• **ENTRIES PROVIDED**
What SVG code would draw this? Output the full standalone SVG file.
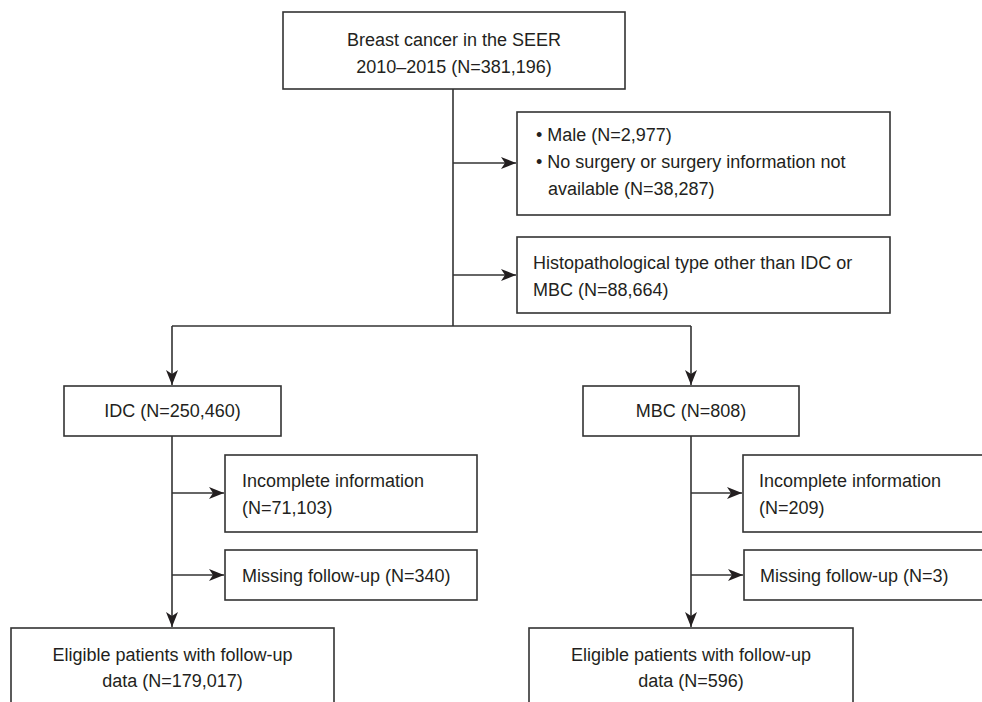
<svg xmlns="http://www.w3.org/2000/svg" width="982" height="702" viewBox="0 0 982 702">
<style>
.box{fill:#fff;stroke:#333;stroke-width:1.6}
.t{font-family:"Liberation Sans",Arial,sans-serif;font-size:18px;fill:#231f20}
.c{text-anchor:middle}
.ln{fill:none;stroke:#333;stroke-width:1.6}
</style>
<defs>
<marker id="ah" markerUnits="userSpaceOnUse" markerWidth="16" markerHeight="14" refX="15" refY="7" orient="auto">
<path d="M0,1 L15,7 L0,13 L4,7 z" fill="#231f20"/>
</marker>
</defs>
<rect width="982" height="702" fill="#fff"/>
<g id="connectors">
<path class="ln" d="M453,89 V326"/>
<path class="ln" d="M453,163 H516" marker-end="url(#ah)"/>
<path class="ln" d="M453,275 H516" marker-end="url(#ah)"/>
<path class="ln" d="M172,326 H691"/>
<path class="ln" d="M172,326 V385" marker-end="url(#ah)"/>
<path class="ln" d="M691,326 V385" marker-end="url(#ah)"/>
<path class="ln" d="M172,436 V627" marker-end="url(#ah)"/>
<path class="ln" d="M172,493 H224" marker-end="url(#ah)"/>
<path class="ln" d="M172,575 H224" marker-end="url(#ah)"/>
<path class="ln" d="M691,436 V627" marker-end="url(#ah)"/>
<path class="ln" d="M691,493 H742" marker-end="url(#ah)"/>
<path class="ln" d="M691,575 H743" marker-end="url(#ah)"/>
</g>
<g id="seer">
<rect class="box" x="283" y="12" width="342" height="77"/>
<text class="t c" x="454" y="46">Breast cancer in the SEER</text>
<text class="t c" x="454" y="73">2010–2015 (N=381,196)</text>
</g>
<g id="excl1">
<rect class="box" x="517" y="112" width="373" height="103"/>
<text class="t" x="536" y="141">• Male (N=2,977)</text>
<text class="t" x="536" y="168">• No surgery or surgery information not</text>
<text class="t" x="548" y="195">available (N=38,287)</text>
</g>
<g id="excl2">
<rect class="box" x="517" y="237" width="373" height="76"/>
<text class="t" x="533" y="269">Histopathological type other than IDC or</text>
<text class="t" x="533" y="296">MBC (N=88,664)</text>
</g>
<g id="idc">
<rect class="box" x="64" y="386" width="217" height="50"/>
<text class="t c" x="172.5" y="417">IDC (N=250,460)</text>
</g>
<g id="mbc">
<rect class="box" x="583" y="386" width="216" height="50"/>
<text class="t c" x="691" y="417">MBC (N=808)</text>
</g>
<g id="idc-incomplete">
<rect class="box" x="225" y="455" width="252" height="77"/>
<text class="t" x="242" y="487">Incomplete information</text>
<text class="t" x="242" y="514">(N=71,103)</text>
</g>
<g id="idc-missing">
<rect class="box" x="225" y="550" width="252" height="50"/>
<text class="t" x="242" y="582">Missing follow-up (N=340)</text>
</g>
<g id="mbc-incomplete">
<rect class="box" x="743" y="455" width="250" height="77"/>
<text class="t" x="759" y="487">Incomplete information</text>
<text class="t" x="759" y="514">(N=209)</text>
</g>
<g id="mbc-missing">
<rect class="box" x="744" y="550" width="250" height="50"/>
<text class="t" x="760" y="582">Missing follow-up (N=3)</text>
</g>
<g id="idc-eligible">
<rect class="box" x="11" y="628" width="323" height="90"/>
<text class="t c" x="172.5" y="661">Eligible patients with follow-up</text>
<text class="t c" x="172.5" y="687">data (N=179,017)</text>
</g>
<g id="mbc-eligible">
<rect class="box" x="529" y="628" width="324" height="90"/>
<text class="t c" x="691" y="661">Eligible patients with follow-up</text>
<text class="t c" x="691" y="687">data (N=596)</text>
</g>
</svg>
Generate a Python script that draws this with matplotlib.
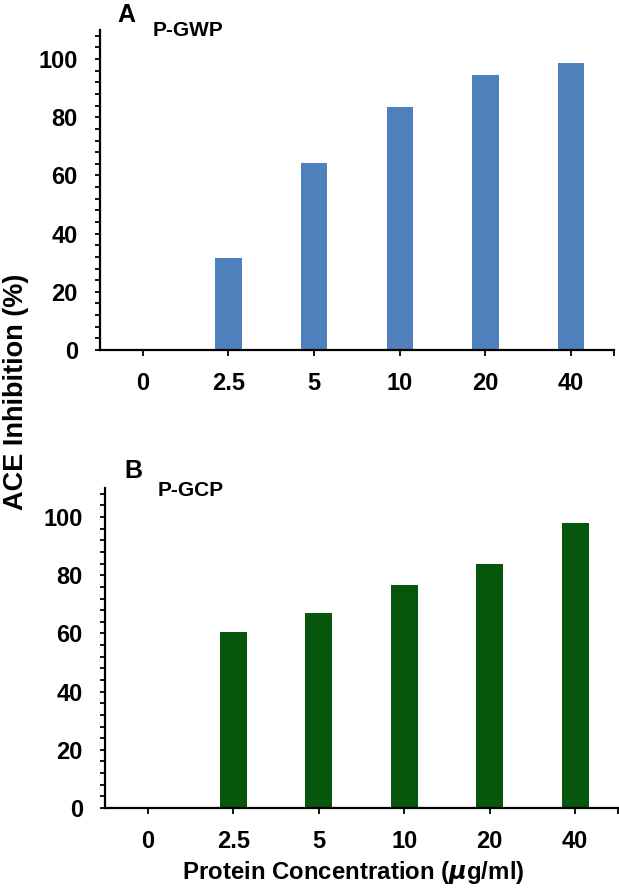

• **AIM OF THE TASK**
Reply with nothing but the number of lines in the data above that contain "this".

• **THE REPLY**
2